La campagne qui commence risque fort d’être le condensé délétère de ces frustrations

Le chef de l’Etat n’est pas le seul touché. Son prédécesseur, Nicolas Sarkozy, a été victime d’un phénomène similaire en 2012 où bien des électeurs, et pas seulement à gauche, ont voté contre lui, plutôt que pour François Hollande. Phénomène classique, dira-t-on, en particulier pour un président sortant. Sans doute, mais, dans son cas, exacerbé. Tout l’enjeu de la primaire sera donc, pour lui, de contrecarrer le réflexe « Tout sauf Sarkozy » que ne manqueront pas de solliciter ses concurrents. Beaucoup dépendra du corps électoral qui se mobilisera, les 20 et 27 novembre. Si l’ancien président peut compter sur la confiance du noyau dur de son électorat, qui lui est resté fidèle contre vents et marées, il lui faudra désarmer les préventions persistantes des autres, s’ils viennent voter en nombre.

Effet répulsif du FN

Quant à Marine Le Pen, elle exerce toujours un effet répulsif, en quelque sorte structurel, sur une grande majorité de Français. Tous les efforts qu’elle a réalisés depuis cinq ans pour enraciner et respectabiliser son parti n’y ont, jusqu’à présent, pas changé grand-chose. Selon le dernier baromètre 2016 de la Sofres pour Le Monde, le Front national représente toujours « un danger pour la démocratie » aux yeux d’une nette majorité de Français (56 %), incapable de participer à un gouvernement (54 %), tandis que sa présidente est jugée, par près de la moitié (47 %), comme la représentante d’une « extrême droite nationaliste et xénophobe ». Bref, elle n’échappe pas davantage que les responsables de gauche ou de droite à la défiance générale à l’encontre de la classe politique.
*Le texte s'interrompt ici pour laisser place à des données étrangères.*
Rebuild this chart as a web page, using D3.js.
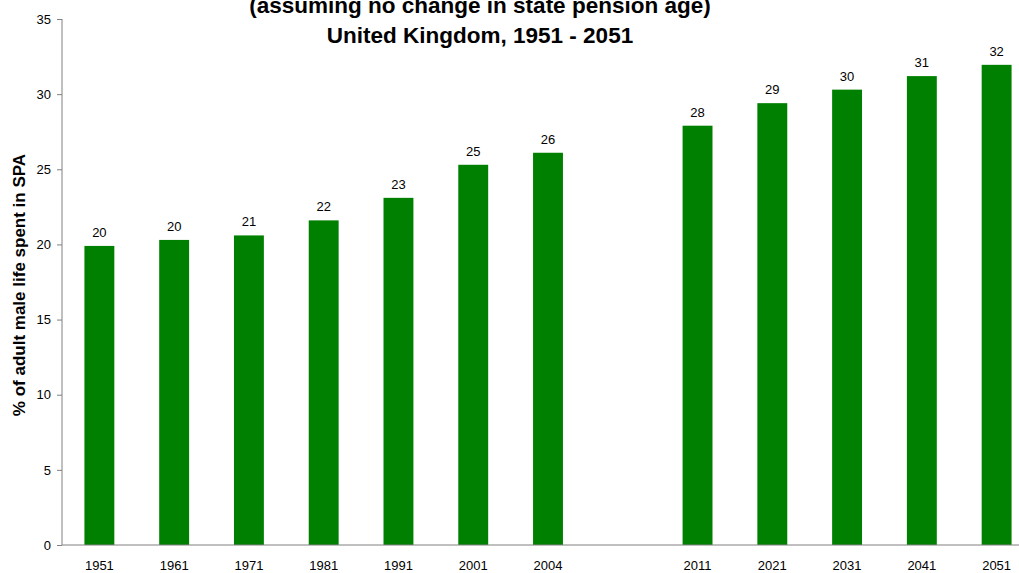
<!DOCTYPE html>
<html>
<head>
<meta charset="utf-8">
<script src="https://cdn.jsdelivr.net/npm/d3@7"></script>
<style>
  html, body { margin: 0; padding: 0; background: #fff; overflow: hidden; }
  svg { display: block; font-family: 'Liberation Sans', Arial, sans-serif; }
</style>
</head>
<body>
<div id="chart"></div>
<script>
// ── Data ────────────────────────────────────────────
const years = ['1951', '1961', '1971', '1981', '1991', '2001', '2004', '', '2011', '2021', '2031', '2041', '2051'];
const shares = [19.9, 20.3, 20.6, 21.6, 23.1, 25.3, 26.1, null, 27.9, 29.4, 30.3, 31.2, 31.95];
const yTicks = [0, 5, 10, 15, 20, 25, 30, 35];
const titleLines = ['(assuming no change in state pension age)', 'United Kingdom, 1951 - 2051'];
const yLabel = '% of adult male life spent in SPA';

const width = 1019, height = 573;
const margin = { top: 19, right: -15, bottom: 28, left: 62 };
const W = width - margin.left - margin.right;
const H = height - margin.top - margin.bottom;

const svg = d3.select('#chart').append('svg')
  .attr('width', width)
  .attr('height', height);

const g = svg.append('g').attr('transform', `translate(${margin.left},${margin.top})`);

// keep empty slot by giving it a unique key
const keys = years.map((y, i) => y || `gap${i}`);
const data = keys.map((k, i) => ({ key: k, label: years[i], value: shares[i] }));

const x = d3.scaleBand().domain(keys).range([0, W]).paddingInner(0.6).paddingOuter(0.3);
const y = d3.scaleLinear().domain([0, 35]).range([H, 0]);

// Bars
g.selectAll('.bar')
  .data(data.filter(d => d.value != null))
  .enter().append('rect')
  .attr('class', 'bar')
  .attr('x', d => x(d.key))
  .attr('y', d => y(d.value))
  .attr('width', x.bandwidth())
  .attr('height', d => H - y(d.value))
  .attr('fill', '#008000');

// Value labels
g.selectAll('.val')
  .data(data.filter(d => d.value != null))
  .enter().append('text')
  .attr('class', 'val')
  .attr('x', d => x(d.key) + x.bandwidth() / 2)
  .attr('y', d => y(d.value) - 9)
  .attr('text-anchor', 'middle')
  .attr('font-size', '13px')
  .attr('fill', '#000')
  .text(d => Math.round(d.value));

// Y axis
const yAxisG = g.append('g')
  .call(d3.axisLeft(y).tickValues(yTicks).tickSize(5).tickPadding(6));
yAxisG.select('path').attr('stroke', '#808080').attr('d', `M0,${H}V0`);
yAxisG.selectAll('line').attr('stroke', '#808080');
yAxisG.selectAll('text').attr('font-size', '13px').attr('fill', '#000').attr('font-family', "'Liberation Sans', Arial, sans-serif");

// X axis
const xAxisG = g.append('g')
  .attr('transform', `translate(0,${H})`)
  .call(d3.axisBottom(x).tickSize(0).tickPadding(16).tickFormat((k, i) => years[i]));
xAxisG.select('path').attr('stroke', '#808080').attr('d', `M0,0H${W}`);
xAxisG.selectAll('text').attr('font-size', '13px').attr('fill', '#000').attr('font-family', "'Liberation Sans', Arial, sans-serif");

// Y axis title
svg.append('text')
  .attr('transform', `translate(25,285) rotate(-90)`)
  .attr('text-anchor', 'middle')
  .attr('font-size', '17px')
  .attr('font-weight', 'bold')
  .text(yLabel);

// Title
svg.selectAll('.title')
  .data(titleLines)
  .enter().append('text')
  .attr('class', 'title')
  .attr('x', 480)
  .attr('y', (d, i) => 13 + i * 30)
  .attr('text-anchor', 'middle')
  .attr('font-size', '22.5px')
  .attr('font-weight', 'bold')
  .text(d => d);
</script>
</body>
</html>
Si l’on en reste là, si les candidats ne trouvent pas le moyen, le langage, les propositions pour reparler de la France et du monde aux Français de façon convaincante et pour redonner du sens à leur action, la campagne qui commence risque fort d’être le condensé délétère de ces frustrations. Et de se solder par un arbitrage entre tous ces rejets. C’est l’inconnue majeure, et le défi, des mois à venir.